Assessing hydrological impacts involves comparing pre‑ and post‑deforestation water pathways such as infiltration, runoff, and evapotranspiration. This allows analysts to determine how water availability and flow patterns change when tree cover is removed.
Evaluating soil degradation requires measuring erosion rates, nutrient levels, and sediment movement. Soil testing indicates how exposed surfaces lose fertility without vegetative protection.
Measuring biodiversity loss uses species inventories and habitat mapping to identify declines. Analysts focus on indicator species whose presence or absence signals ecosystem health.
Estimating carbon emissions calculates biomass loss and soil carbon release. These assessments determine how much additional carbon dioxide enters the atmosphere due to deforestation.
Analyzing climate alterations reviews temperature and rainfall trends before and after forest clearance. Monitoring stations help identify shifts in microclimates linked to lost vegetation.
| Impact Type | Short Term Effect | Long Term Effect |
|---|---|---|
| Environmental | Rapid soil erosion | Landscape degradation |
| Social | Job changes | Cultural loss |
| Economic | Increased extraction revenue | Reduced resource sustainability |
Match impact type to the question by checking whether prompts specify environmental, social, or economic dimensions.

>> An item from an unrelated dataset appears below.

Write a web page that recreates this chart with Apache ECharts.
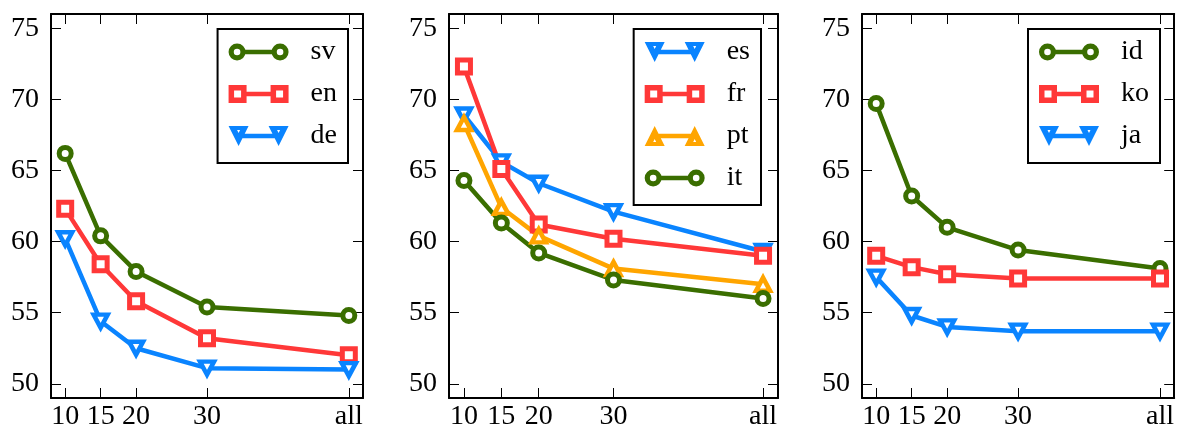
<!DOCTYPE html>
<html>
<head>
<meta charset="utf-8">
<script src="https://cdn.jsdelivr.net/npm/echarts@6/dist/echarts.min.js"></script>
<style>
  html, body { margin: 0; padding: 0; background: #fff; }
  #main { width: 1177px; height: 432px; }
</style>
</head>
<body>
<div id="main"></div>
<script>
// x positions (the "all" column sits at 50 on the axis)
const xValues = [10, 15, 20, 30, 50];
const xTickLabels = ['10', '15', '20', '30', 'all'];
const yTicks = [50, 55, 60, 65, 70, 75];

// panel 1
const sv = [66.2, 60.4, 57.9, 55.4, 54.8];
const en = [62.3, 58.4, 55.8, 53.2, 52.0];
const de = [60.2, 54.4, 52.5, 51.1, 51.0];
// panel 2
const es = [68.9, 65.6, 64.1, 62.1, 59.3];
const fr = [72.3, 65.1, 61.2, 60.2, 59.0];
const pt = [68.3, 62.4, 60.4, 58.1, 57.0];
const it = [64.3, 61.3, 59.2, 57.3, 56.0];
// panel 3
const id = [69.7, 63.2, 61.0, 59.4, 58.1];
const ko = [59.0, 58.2, 57.7, 57.4, 57.4];
const ja = [57.5, 54.8, 54.0, 53.7, 53.7];

const GREEN = '#3a6e00', RED = '#ff3838', BLUE = '#0a84ff', ORANGE = '#ffa500';
const FONT = '"Liberation Serif", "DejaVu Serif", serif';
const FS = 28;

const panels = [
  { series: [['sv', sv, GREEN, 'circle'], ['en', en, RED, 'square'], ['de', de, BLUE, 'down']],
    grid: { left: 51, top: 14, width: 312, height: 384 }, legendRight: 829 },
  { series: [['es', es, BLUE, 'down'], ['fr', fr, RED, 'square'], ['pt', pt, ORANGE, 'up'], ['it', it, GREEN, 'circle']],
    grid: { left: 449, top: 14, width: 329, height: 384 }, legendRight: 416 },
  { series: [['id', id, GREEN, 'circle'], ['ko', ko, RED, 'square'], ['ja', ja, BLUE, 'down']],
    grid: { left: 862, top: 14, width: 314, height: 384 }, legendRight: 17 }
];

// marker look in the plot
const markers = {
  circle: { symbol: 'circle', symbolSize: 12, symbolRotate: 0, bw: 5 },
  square: { symbol: 'rect', symbolSize: 13, symbolRotate: 0, bw: 5 },
  down:   { symbol: 'triangle', symbolSize: [14, 13], symbolRotate: 180, bw: 4.5 },
  up:     { symbol: 'triangle', symbolSize: [14, 13], symbolRotate: 0, bw: 4.5 }
};

// legend handles: line with a marker at each end (60 x 20 box)
const anchors = 'M0 0L0.01 0ZM60 20L59.99 20Z';
const bar = 'M14 7.8H46V12.2H14Z';
function ring(cx, cy, r1, r2) {
  return 'M' + (cx - r1) + ' ' + cy + 'A' + r1 + ' ' + r1 + ' 0 1 1 ' + (cx + r1) + ' ' + cy +
         'A' + r1 + ' ' + r1 + ' 0 1 1 ' + (cx - r1) + ' ' + cy + 'Z' +
         'M' + (cx - r2) + ' ' + cy + 'A' + r2 + ' ' + r2 + ' 0 1 0 ' + (cx + r2) + ' ' + cy +
         'A' + r2 + ' ' + r2 + ' 0 1 0 ' + (cx - r2) + ' ' + cy + 'Z';
}
const legendIcons = {
  circle: 'path://' + anchors + ring(8.5, 10, 8.5, 3.3) + ring(51.5, 10, 8.5, 3.3) + bar,
  square: 'path://' + anchors + 'M0 1H18V19H0ZM5.5 6.5V13.5H12.5V6.5Z' +
          'M42 1H60V19H42ZM47.5 6.5V13.5H54.5V6.5Z' + 'M18 7.8H42V12.2H18Z',
  down: 'path://M0 0H20L10 20ZM8.5 4L10 7L11.5 4Z' +
        'M40 0H60L50 20ZM48.5 4L50 7L51.5 4Z' + bar,
  up: 'path://M10 0L20 20H0ZM8.5 16L11.5 16L10 13Z' +
      'M50 0L60 20H40ZM48.5 16L51.5 16L50 13Z' + bar
};

const grids = [], xAxes = [], yAxes = [], legends = [], series = [];

panels.forEach(function (p, i) {
  grids.push(p.grid);
  const line = { show: true, onZero: false, lineStyle: { color: '#000', width: 2 } };
  ['bottom', 'top'].forEach(function (pos) {
    xAxes.push({
      type: 'value', gridIndex: i, position: pos, min: 8, max: 52,
      axisLine: line,
      axisTick: { show: true, inside: true, length: 10, customValues: xValues, lineStyle: { color: '#000', width: 1 } },
      axisLabel: {
        show: pos === 'bottom', customValues: xValues, margin: 5,
        fontFamily: FONT, fontSize: FS, color: '#000',
        formatter: function (v) { return xTickLabels[xValues.indexOf(v)]; }
      },
      splitLine: { show: false }
    });
  });
  ['left', 'right'].forEach(function (pos) {
    yAxes.push({
      type: 'value', gridIndex: i, position: pos, min: 49, max: 76,
      axisLine: line,
      axisTick: { show: true, inside: true, length: 10, customValues: yTicks, lineStyle: { color: '#000', width: 1 } },
      axisLabel: {
        show: pos === 'left', customValues: yTicks, margin: 12,
        fontFamily: FONT, fontSize: FS, color: '#000'
      },
      splitLine: { show: false }
    });
  });

  legends.push({
    orient: 'vertical', right: p.legendRight, top: 29,
    itemWidth: 60, itemHeight: 20, itemGap: 14,
    padding: [9, 11, 13, 11],
    borderColor: '#000', borderWidth: 2, borderRadius: 0, backgroundColor: '#fff',
    selectedMode: false,
    textStyle: { fontFamily: FONT, fontSize: FS, lineHeight: 28, color: '#000', padding: [0, 0, 0, 17] },
    data: p.series.map(function (s) {
      return { name: s[0], icon: legendIcons[s[3]], itemStyle: { color: s[2], borderWidth: 0 } };
    })
  });

  p.series.forEach(function (s) {
    const m = markers[s[3]];
    series.push({
      name: s[0], type: 'line', xAxisIndex: i * 2, yAxisIndex: i * 2,
      data: s[1].map(function (v, k) { return [xValues[k], v]; }),
      symbol: m.symbol, symbolSize: m.symbolSize, symbolRotate: m.symbolRotate,
      showSymbol: true, showAllSymbol: true,
      lineStyle: { color: s[2], width: 4.5, join: 'round' },
      itemStyle: { color: '#fff', borderColor: s[2], borderWidth: m.bw },
      emphasis: { disabled: true }
    });
  });
});

const chart = echarts.init(document.getElementById('main'));
chart.setOption({
  animation: false,
  backgroundColor: '#fff',
  grid: grids,
  xAxis: xAxes,
  yAxis: yAxes,
  legend: legends,
  series: series
});
</script>
</body>
</html>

Mixing these categories leads to incomplete or irrelevant answers.
Explain cause‑and‑effect chains by linking tree removal to subsequent changes such as reduced interception leading to erosion. Examiners award marks for clear, logical sequences.
Avoid vague statements by specifying mechanisms such as how decreased transpiration reduces rainfall. Precision strengthens argument quality.

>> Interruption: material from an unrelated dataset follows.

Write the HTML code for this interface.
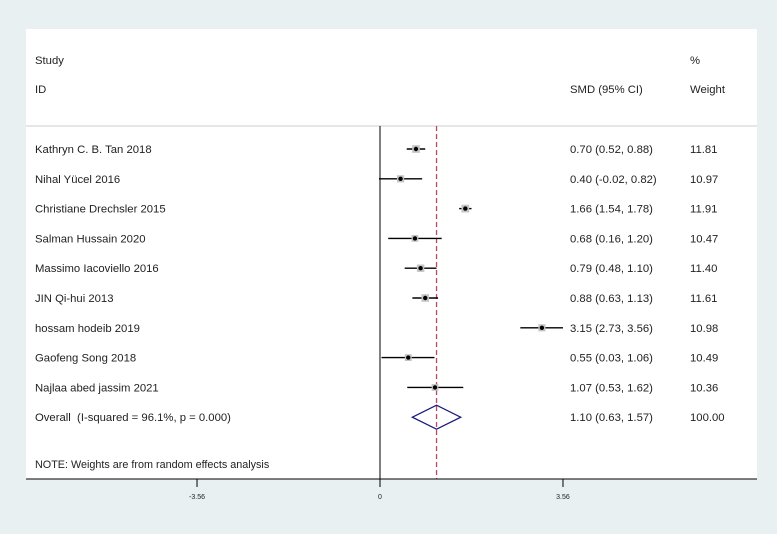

Check for overlap carefully, ensuring each chosen impact focuses on the requested category even if impacts have multiple dimensions.
Use generic examples only to illustrate patterns of hydrological or climatic change without referencing specific case data unless required.
Confusing deforestation with desertification is a common error; deforestation refers specifically to forest removal, while desertification involves land becoming arid and unproductive.
Ignoring hydrological impacts leads to incomplete explanations; learners often overlook how tree removal changes infiltration and runoff dynamics.
Assuming all impacts are negative can cause mistakes; while ecological impacts are mostly harmful, some short‑term economic benefits exist.
Overgeneralizing biodiversity loss may weaken answers; different species respond differently, and explanations should highlight mechanisms rather than blanket statements.
Forgetting climate linkages results in superficial responses; deforestation contributes to global climate change through carbon emissions and reduced evapotranspiration.
Links to the global carbon cycle emphasize how reducing forest cover disrupts a major carbon sink and accelerates climate change.
Connections to land management show that sustainable forestry, agroforestry, and reforestation can mitigate many negative impacts.
Extension to biodiversity conservation highlights how forest protection supports global species preservation efforts.
Relevance to hydrology and flood management demonstrates that forest restoration reduces runoff and stabilizes river systems.
Integration with sustainable development goals reveals how protecting forests supports long‑term environmental and social stability.